It's emulating the hardware of the system, which includes its limitations. Some emulators are capable of overclocking to fix that, though it won't have desirable results in every game. It also can make games significantly harder. One of the Gradius games is known for a section where slowdown makes it viable to beat.
The thing is, you don't want to "fix" that.
Your x86 is a supercomputer from an alien world compared to an NES. It's not just extremely faster, it works in entirely different ways physically.
Some features of old console games rely on a deep understanding of the entire hardware of the console. As you wrote the game in assembly language, talking directly to each individual hardware component, you had to follow certain rules from the operating manual. There is no operating system doing this for you. Now, what happens if you don't follow the manual strictly?
There is some undefined behavior that still works reliably, if you just get the timing for a certain instruction to a component just right.
If you now were to naively interpret the instructions in an emulator, even at exactly the right timings according to the frequency of processor, the game would suddenly be broken, because your emulator is missing micro corrections for signal delay that the original console had due to physical properties.
So even making the game run as it would on the console is a major challenge.
If you add optimizations in one place, because of your one level stuttering, it might break dozens of other games. The emulator doesn't want to be a software to play your game as well as possible. The emulator wants to replicate the way the original console worked as perfectly as possible. Your game stuttering exactly the same way as you remember it is a sign of a good emulator.

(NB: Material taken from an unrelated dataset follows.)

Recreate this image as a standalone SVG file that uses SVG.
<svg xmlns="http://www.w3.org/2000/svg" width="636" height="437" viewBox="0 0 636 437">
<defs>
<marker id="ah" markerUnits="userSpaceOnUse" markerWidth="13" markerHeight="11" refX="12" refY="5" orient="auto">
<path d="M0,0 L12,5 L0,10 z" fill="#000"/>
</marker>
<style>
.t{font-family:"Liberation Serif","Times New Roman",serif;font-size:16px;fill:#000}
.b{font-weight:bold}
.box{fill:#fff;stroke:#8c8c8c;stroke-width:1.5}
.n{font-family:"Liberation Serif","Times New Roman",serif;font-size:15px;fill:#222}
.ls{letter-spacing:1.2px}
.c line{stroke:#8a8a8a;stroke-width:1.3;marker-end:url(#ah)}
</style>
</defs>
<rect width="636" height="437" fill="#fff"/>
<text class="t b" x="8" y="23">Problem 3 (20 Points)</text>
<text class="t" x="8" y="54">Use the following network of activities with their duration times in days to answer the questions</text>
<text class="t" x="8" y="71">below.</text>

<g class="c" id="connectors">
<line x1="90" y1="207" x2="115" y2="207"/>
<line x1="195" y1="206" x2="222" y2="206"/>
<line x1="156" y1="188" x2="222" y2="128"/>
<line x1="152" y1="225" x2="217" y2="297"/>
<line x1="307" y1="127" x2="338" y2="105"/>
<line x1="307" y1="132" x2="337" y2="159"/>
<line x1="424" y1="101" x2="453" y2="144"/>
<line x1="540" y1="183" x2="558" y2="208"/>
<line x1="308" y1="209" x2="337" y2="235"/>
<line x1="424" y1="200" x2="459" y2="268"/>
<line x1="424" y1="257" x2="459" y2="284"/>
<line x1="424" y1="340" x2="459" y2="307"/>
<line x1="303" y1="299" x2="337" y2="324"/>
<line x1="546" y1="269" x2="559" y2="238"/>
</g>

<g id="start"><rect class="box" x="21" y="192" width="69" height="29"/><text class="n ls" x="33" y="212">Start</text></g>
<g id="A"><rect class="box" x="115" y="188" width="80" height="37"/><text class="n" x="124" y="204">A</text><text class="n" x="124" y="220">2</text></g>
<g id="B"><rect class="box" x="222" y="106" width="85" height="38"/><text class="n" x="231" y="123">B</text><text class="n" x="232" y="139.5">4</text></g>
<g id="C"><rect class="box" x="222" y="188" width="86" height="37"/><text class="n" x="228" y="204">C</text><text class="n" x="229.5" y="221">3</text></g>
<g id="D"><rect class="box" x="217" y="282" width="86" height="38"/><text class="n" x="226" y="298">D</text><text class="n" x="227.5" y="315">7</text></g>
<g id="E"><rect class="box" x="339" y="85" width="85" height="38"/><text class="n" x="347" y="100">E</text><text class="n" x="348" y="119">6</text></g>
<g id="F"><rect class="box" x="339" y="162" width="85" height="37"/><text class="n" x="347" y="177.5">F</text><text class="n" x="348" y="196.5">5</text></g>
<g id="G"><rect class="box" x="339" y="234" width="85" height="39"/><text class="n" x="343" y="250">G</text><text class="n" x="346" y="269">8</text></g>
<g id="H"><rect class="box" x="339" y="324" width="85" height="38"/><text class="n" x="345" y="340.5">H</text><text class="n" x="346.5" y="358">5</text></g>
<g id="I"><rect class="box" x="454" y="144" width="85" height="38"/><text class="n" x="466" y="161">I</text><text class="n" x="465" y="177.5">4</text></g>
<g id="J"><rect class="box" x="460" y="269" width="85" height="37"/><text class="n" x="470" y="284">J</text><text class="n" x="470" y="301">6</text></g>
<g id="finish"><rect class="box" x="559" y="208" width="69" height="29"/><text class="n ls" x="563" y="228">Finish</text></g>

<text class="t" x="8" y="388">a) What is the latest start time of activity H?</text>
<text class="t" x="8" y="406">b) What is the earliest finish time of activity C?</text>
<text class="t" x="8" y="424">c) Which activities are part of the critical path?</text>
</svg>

The NES can only render 8 sprites per scan line. Games knew about this, and some, like Zelda, would double render the frame if it detected more than 8. This has two effects: Some sprites would flicker, as they’re only being drawn on one of the two passes, as the frame takes twice as long to draw, resulting in a slowdown. This behavior is part of the game, and would need to be patched out if it were running on an emulator that does away with this restriction. (However, because the emulator is no longer 100% faithful to the original hardware, some people might choose not to use it.)
Yea like others have said, you're operating under the assumption that the shortcomings of old hardware require modern revisionism. I guess what makes this particularly unattractive with that specific era of videogaming is that games ran so close to the hardware that overclocking it (in actuality or virtually) doesn't just fix those edge cases (if at all).
Most games/software developed for chips like that of the NES rely on a predictable environment. You can't possibly know how a specific game will react to an increase in clockspeed.
Later generations like the PS1 are less susceptible to this. Emulators of the PS1 can't just bump the clockspeeds, they can also run at modern resolutions like 1080p and higher.
why do emulators emulate?
It's in the name breh.
This community is no stupid questions, it should also be no stupid answers to prevent stuff like this.
I'd like to think my answer was succinct.
emulate
To compete with successfully; approach or attain equality with. To imitate the function of (another system), as by modifications to hardware or software that allow the imitating system to accept the same data, execute the same programs, and achieve the same results as the imitated system.